THE ATLANTIC ON HOW SILICON VALLEY TOOK OVER JOURNALISM. The piece is written by Franklin Foer, who describes how Chris Hughes, co-founder of Facebook, bought the New Republic and promptly began the Buzzfeed-ification of that once august center-left magazine:

My master was Chartbeat, a site that provides writers, editors, and their bosses with a real-time accounting of web traffic, showing the flickering readership of each and every article. Chartbeat and its competitors have taken hold at virtually every magazine, newspaper, and blog. With these meters, no piece has sufficient traffic—it can always be improved with a better headline, a better approach to social media, a better subject, a better argument. Like a manager standing over the assembly line with a stopwatch, Chartbeat and its ilk now hover over the newsroom.

This is a dangerous turn. Journalism may never have been as public-spirited an enterprise as editors and writers liked to think it was. Yet the myth mattered. It pushed journalism to challenge power; it made journalists loath to bend to the whims of their audience; it provided a crucial sense of detachment. The new generation of media giants has no patience for the old ethos of detachment. It’s not that these companies don’t have aspirations toward journalistic greatness. BuzzFeed, Vice, and the Huffington Post invest in excellent reporting and employ first-rate journalists—and they have produced some of the most memorable pieces of investigative journalism in this century. But the pursuit of audience is their central mission. They have allowed the endless feedback loop of the web to shape their editorial sensibility, to determine their editorial investments.

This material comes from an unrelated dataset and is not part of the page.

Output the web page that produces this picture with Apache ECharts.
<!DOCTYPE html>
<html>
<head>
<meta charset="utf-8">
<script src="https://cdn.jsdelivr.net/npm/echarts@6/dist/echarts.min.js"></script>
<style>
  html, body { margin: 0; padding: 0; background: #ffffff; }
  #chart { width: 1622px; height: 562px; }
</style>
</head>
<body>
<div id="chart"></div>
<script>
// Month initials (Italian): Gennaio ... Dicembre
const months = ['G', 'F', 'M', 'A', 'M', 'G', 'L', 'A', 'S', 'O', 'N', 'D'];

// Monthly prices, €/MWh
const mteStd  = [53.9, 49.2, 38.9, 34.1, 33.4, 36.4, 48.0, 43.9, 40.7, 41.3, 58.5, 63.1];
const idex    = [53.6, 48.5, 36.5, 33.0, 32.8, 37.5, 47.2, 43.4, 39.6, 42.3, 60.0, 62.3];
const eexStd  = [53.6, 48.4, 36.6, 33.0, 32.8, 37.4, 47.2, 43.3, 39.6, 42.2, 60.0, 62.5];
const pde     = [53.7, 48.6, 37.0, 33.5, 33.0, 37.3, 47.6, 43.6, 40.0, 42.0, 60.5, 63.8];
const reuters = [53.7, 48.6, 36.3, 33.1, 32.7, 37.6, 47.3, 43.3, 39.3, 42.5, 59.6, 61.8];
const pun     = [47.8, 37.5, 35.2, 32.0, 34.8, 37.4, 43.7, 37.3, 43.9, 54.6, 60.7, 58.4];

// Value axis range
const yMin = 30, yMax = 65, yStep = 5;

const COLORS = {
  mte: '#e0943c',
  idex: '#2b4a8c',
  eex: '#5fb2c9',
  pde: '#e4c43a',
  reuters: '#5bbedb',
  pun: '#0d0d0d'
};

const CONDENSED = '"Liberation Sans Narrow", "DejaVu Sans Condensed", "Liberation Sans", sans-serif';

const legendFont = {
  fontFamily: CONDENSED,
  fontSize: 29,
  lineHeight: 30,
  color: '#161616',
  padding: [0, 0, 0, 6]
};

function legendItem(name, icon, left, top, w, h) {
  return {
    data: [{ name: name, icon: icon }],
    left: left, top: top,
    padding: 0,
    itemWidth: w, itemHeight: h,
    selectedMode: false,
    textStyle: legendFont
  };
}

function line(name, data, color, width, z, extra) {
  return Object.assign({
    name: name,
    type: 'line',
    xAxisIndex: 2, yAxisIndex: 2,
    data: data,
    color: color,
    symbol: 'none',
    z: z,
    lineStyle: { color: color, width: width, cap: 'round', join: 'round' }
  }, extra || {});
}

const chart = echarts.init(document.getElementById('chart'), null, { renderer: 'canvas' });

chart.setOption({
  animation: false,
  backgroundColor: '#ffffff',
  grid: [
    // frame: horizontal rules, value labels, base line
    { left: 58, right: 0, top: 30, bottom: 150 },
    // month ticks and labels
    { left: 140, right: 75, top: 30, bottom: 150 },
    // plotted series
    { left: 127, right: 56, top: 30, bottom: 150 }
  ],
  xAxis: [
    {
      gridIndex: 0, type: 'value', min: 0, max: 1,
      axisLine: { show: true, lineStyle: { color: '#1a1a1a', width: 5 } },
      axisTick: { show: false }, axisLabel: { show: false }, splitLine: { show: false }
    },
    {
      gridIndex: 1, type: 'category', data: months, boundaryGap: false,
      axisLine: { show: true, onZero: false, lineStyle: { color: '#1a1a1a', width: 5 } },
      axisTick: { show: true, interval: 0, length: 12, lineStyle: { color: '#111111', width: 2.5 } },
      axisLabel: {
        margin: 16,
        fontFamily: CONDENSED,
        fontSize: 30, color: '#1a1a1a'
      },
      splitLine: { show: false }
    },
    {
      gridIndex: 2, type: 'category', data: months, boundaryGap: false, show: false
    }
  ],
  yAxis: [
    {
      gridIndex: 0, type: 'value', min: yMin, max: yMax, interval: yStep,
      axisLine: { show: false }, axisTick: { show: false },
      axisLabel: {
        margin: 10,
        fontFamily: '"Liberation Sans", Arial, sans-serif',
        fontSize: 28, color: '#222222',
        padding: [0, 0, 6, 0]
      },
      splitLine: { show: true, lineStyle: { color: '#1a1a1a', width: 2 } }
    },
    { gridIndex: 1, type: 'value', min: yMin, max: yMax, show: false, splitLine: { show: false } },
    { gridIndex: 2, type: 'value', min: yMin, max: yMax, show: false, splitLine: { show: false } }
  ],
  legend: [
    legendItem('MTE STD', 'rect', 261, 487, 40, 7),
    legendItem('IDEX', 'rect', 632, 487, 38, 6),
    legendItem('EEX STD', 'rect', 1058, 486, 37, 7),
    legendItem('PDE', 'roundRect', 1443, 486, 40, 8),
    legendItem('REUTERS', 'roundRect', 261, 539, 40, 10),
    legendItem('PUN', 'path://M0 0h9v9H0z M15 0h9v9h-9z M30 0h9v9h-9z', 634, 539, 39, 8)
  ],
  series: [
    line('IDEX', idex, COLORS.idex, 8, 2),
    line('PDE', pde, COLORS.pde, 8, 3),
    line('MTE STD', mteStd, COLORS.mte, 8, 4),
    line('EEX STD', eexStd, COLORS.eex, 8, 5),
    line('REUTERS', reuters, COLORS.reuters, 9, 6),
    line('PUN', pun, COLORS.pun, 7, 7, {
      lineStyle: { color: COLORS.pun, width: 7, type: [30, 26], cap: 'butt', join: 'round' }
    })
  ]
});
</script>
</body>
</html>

“Unexpectedly,” the Atlantic’s own lust for clickbait isn’t mentioned the piece: CTL-F “Andrew Sullivan,” brings zero results. At the beginning of September of 2008, Jonathan Last of the Weekly Standard wrote a post at his Galley Slaves blog titled “The Atlantic Becomes a Laughingstock,” that neatly foreshadows what Foer wrote for the Atlantic’s September 2017 issue on TNR:

What’s caught my attention here, then is The Atlantic. I am, and always have been, an enormous booster for the Old Media, and smarty-pants general-interest magazines in particular. What’s so notable in this whole affair isn’t the tarring of Palin but the fact that The Atlantic Monthly is the vehicle for the irresponsible spreading of smears about Palin and speculation so inane that it can’t be counted, by any reasonable measure, as analysis. (Here, I’m thinking of Sullivan’s claim that he thought it possible both Palin and McCain would relinquish their nominations.)

If Andrew Sullivan were to have written everything he wrote this week at his own website, I wouldn’t have said a word about it. The real scandal here isn’t Sullivan: It’s what The Atlantic has become by publishing him.

As for Sullivan’s page views, I sincerely hope that David Bradley isn’t making his editorial decisions based solely on eyeballs and dollars. Were that so, you could simply give The Atlantic‘s pages over to Perez Hilton or Slashdot or Matt Drudge or any other number of content formats. But the point of The Atlantic, like other great journals, is to be something different–to be a stage in the world of ideas, even if it’s not the most profitable thing.

I find the prospect of The Atlantic devolving into some version of Free Republic or Daily Kos to be immensely worrisome. Hopefully David Bradley will do something to put his house in order. Soon.

Let’s give Foer the exit quote: “Journalism has performed so admirably in the aftermath of Trump’s victory that it has grown harder to see the profession’s underlying rot.”

I question both halves of that premise, especially the first.